My point is people oriented, how can we manage this in a humane way ? I’m not trying to find excuses, or anything like : “You should put everything on your blablabla board, and follow your burndown chart”. (The reflexion is the same about capacity, it’s not because you have 10 more people that you will deliver 10 times faster)

Project management tool

And so what ?

Stay close to your stakeholders: Keep the communication with them, explain the truth with simple words. An estimation can be wrong, but it’s even worse when you can’t explain it.

Know your topic and your interlocutors: Don’t try to talk about something you or they don’t understand. That’s a good way to lead to mistakes.

Don’t let someone else talk about your plan: You wrote your plan, you should know how to talk about it. Don’t let others do it for you (easy to say, we can’t really prevent people from talking).

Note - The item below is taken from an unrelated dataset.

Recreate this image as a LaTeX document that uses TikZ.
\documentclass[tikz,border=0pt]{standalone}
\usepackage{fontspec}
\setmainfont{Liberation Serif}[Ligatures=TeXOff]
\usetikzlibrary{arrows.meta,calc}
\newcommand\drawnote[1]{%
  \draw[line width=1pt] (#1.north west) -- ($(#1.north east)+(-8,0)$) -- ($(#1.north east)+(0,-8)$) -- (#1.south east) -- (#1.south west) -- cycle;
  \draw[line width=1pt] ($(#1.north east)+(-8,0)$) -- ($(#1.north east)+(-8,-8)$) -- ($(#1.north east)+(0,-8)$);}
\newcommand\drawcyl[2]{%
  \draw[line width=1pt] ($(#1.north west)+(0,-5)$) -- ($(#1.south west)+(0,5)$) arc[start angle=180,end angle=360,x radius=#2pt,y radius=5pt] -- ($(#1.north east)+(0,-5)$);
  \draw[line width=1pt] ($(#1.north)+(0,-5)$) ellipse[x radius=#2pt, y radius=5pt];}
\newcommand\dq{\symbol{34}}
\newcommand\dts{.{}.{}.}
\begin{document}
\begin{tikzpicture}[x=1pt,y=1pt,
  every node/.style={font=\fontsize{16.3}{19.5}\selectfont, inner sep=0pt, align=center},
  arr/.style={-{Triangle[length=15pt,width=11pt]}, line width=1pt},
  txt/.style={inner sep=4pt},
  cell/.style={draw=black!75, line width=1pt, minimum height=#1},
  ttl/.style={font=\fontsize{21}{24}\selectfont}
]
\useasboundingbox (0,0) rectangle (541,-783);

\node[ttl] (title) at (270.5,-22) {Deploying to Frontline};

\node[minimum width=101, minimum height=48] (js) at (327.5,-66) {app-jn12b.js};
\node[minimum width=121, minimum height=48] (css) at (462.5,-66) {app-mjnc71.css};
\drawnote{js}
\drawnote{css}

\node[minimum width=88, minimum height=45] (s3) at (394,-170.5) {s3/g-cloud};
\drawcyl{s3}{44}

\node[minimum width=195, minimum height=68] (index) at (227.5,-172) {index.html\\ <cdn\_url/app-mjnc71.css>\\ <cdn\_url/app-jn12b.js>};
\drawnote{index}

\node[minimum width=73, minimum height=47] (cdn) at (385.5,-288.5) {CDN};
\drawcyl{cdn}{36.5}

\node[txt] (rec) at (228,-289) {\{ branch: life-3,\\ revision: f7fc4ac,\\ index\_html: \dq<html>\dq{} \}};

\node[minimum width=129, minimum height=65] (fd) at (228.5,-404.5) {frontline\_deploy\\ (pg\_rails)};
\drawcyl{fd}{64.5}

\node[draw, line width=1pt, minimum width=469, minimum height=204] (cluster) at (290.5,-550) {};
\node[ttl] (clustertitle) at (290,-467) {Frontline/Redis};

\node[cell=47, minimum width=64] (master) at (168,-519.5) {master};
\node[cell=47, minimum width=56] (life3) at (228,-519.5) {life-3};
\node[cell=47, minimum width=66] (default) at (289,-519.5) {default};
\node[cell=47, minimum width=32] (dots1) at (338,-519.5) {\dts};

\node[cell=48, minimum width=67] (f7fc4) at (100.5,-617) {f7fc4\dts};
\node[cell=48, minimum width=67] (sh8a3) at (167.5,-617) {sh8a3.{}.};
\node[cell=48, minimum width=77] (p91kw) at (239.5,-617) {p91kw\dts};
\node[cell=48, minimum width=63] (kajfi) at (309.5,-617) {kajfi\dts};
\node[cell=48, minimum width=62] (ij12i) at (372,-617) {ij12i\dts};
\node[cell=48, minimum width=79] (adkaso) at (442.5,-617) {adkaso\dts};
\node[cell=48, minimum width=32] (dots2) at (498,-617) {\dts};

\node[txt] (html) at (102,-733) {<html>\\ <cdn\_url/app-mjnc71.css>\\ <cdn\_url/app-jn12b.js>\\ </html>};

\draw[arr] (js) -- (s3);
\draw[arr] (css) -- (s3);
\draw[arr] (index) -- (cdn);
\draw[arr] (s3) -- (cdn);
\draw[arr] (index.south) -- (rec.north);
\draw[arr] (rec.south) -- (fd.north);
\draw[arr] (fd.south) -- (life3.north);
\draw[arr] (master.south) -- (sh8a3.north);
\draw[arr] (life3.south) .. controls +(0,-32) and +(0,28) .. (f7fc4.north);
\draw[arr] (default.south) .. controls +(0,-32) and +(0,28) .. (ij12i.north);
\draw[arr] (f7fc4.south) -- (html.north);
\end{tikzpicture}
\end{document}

Avoid toxic and micro-management strategies: Adding pressure on people is not a good sign. Neither is being pressured.

Think of an iterative process: Split in steps, be clear with objectives, and don’t promise the moon. Don’t be afraid to say that you need more time to design a solution and ask help for an estimation. Again giving something you are not comfortable with is not a good idea.

Don’t use too many tools: Even if the ultimate tool doesn’t exist. you have a risk of missing something important if you spend too much time updating your tools. (like team mood, progress or behavior). A tool should help you, not waste your time.

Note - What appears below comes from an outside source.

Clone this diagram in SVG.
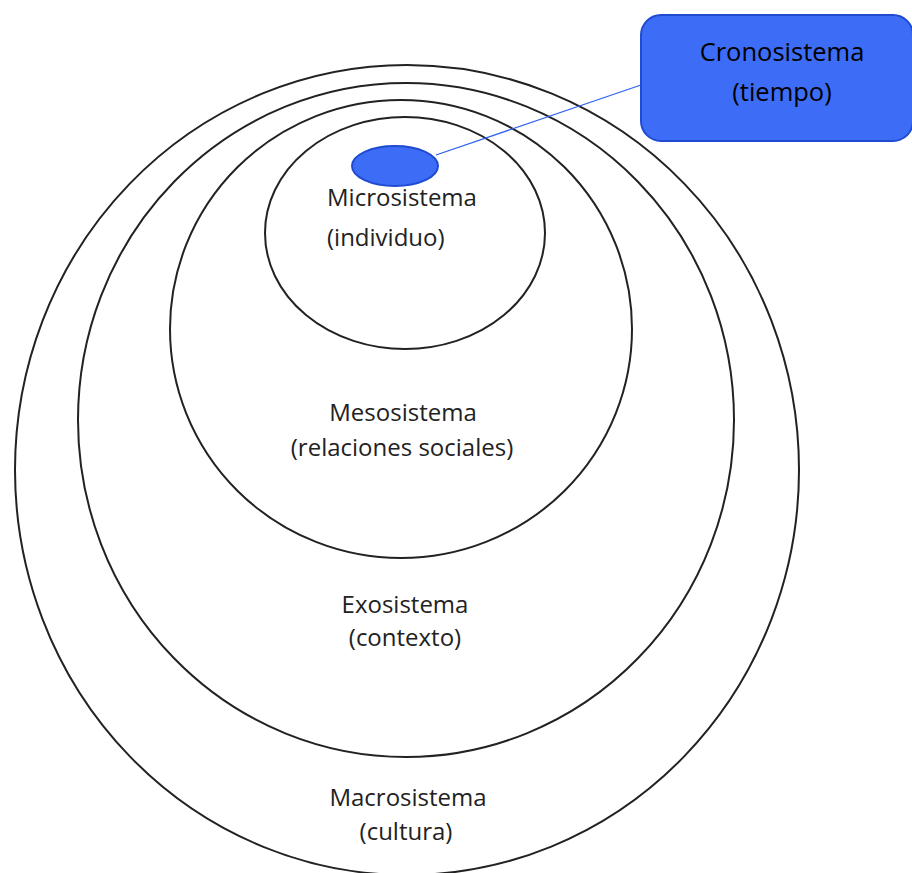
<svg xmlns="http://www.w3.org/2000/svg" width="912" height="873" viewBox="0 0 912 873">
  <style>
    .ring { fill: none; stroke: #222; stroke-width: 2; }
    .lbl { font-family: "Open Sans", "Noto Sans", sans-serif; font-size: 24px; fill: #222; text-anchor: middle; }
    .blbl { font-family: "Open Sans", "Noto Sans", sans-serif; font-size: 25.5px; fill: #000; text-anchor: middle; }
  </style>
  <rect width="912" height="873" fill="#fff"/>

  <g id="macrosistema">
    <ellipse class="ring" cx="407" cy="470" rx="392" ry="405"/>
    <text class="lbl" x="408" y="806">Macrosistema</text>
    <text class="lbl" x="406" y="840">(cultura)</text>
  </g>

  <g id="exosistema">
    <ellipse class="ring" cx="406" cy="420" rx="328" ry="337"/>
    <text class="lbl" x="405" y="613">Exosistema</text>
    <text class="lbl" x="405" y="646">(contexto)</text>
  </g>

  <g id="mesosistema">
    <ellipse class="ring" cx="401" cy="329" rx="231" ry="229"/>
    <text class="lbl" x="403" y="421">Mesosistema</text>
    <text class="lbl" x="402" y="456">(relaciones sociales)</text>
  </g>

  <g id="microsistema">
    <ellipse class="ring" cx="405" cy="233" rx="140" ry="116"/>
    <text class="lbl" x="327" y="206" style="text-anchor:start">Microsistema</text>
    <text class="lbl" x="327" y="246" style="text-anchor:start">(individuo)</text>
  </g>

  <g id="connectors">
    <line x1="436" y1="155" x2="641" y2="85" stroke="#2f62f0" stroke-width="1.3"/>
  </g>

  <g id="tiempo-punto">
    <ellipse cx="395" cy="166" rx="43" ry="20" fill="#3d6df6" stroke="#1f4bd0" stroke-width="2"/>
  </g>

  <g id="cronosistema">
    <rect x="641" y="15" width="272" height="126" rx="20" ry="20" fill="#3d6df6" stroke="#1f4bd0" stroke-width="2"/>
    <text class="blbl" x="782" y="61">Cronosistema</text>
    <text class="blbl" x="782" y="101">(tiempo)</text>
  </g>
</svg>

Protect yourself: You don’t have to suffer other people’s concerns. Yes, sometimes you can’t avoid people, because of hierarchical positions. But I encourage you to say if you’re not feeling safe or comfortable if needed.

Please don’t let people change your estimation: Either the scope change or maybe another round of discussion is needed. But, if with the team you agree on a charge, it shouldn’t be reduced (the opposite is true as well). At the same time, don’t overestimate. It should be a trust game.

Honesty, trust and transparency: I usually say that I have nothing to hide and that I trust my team. And I do. Be as clear as possible with your expectations and results.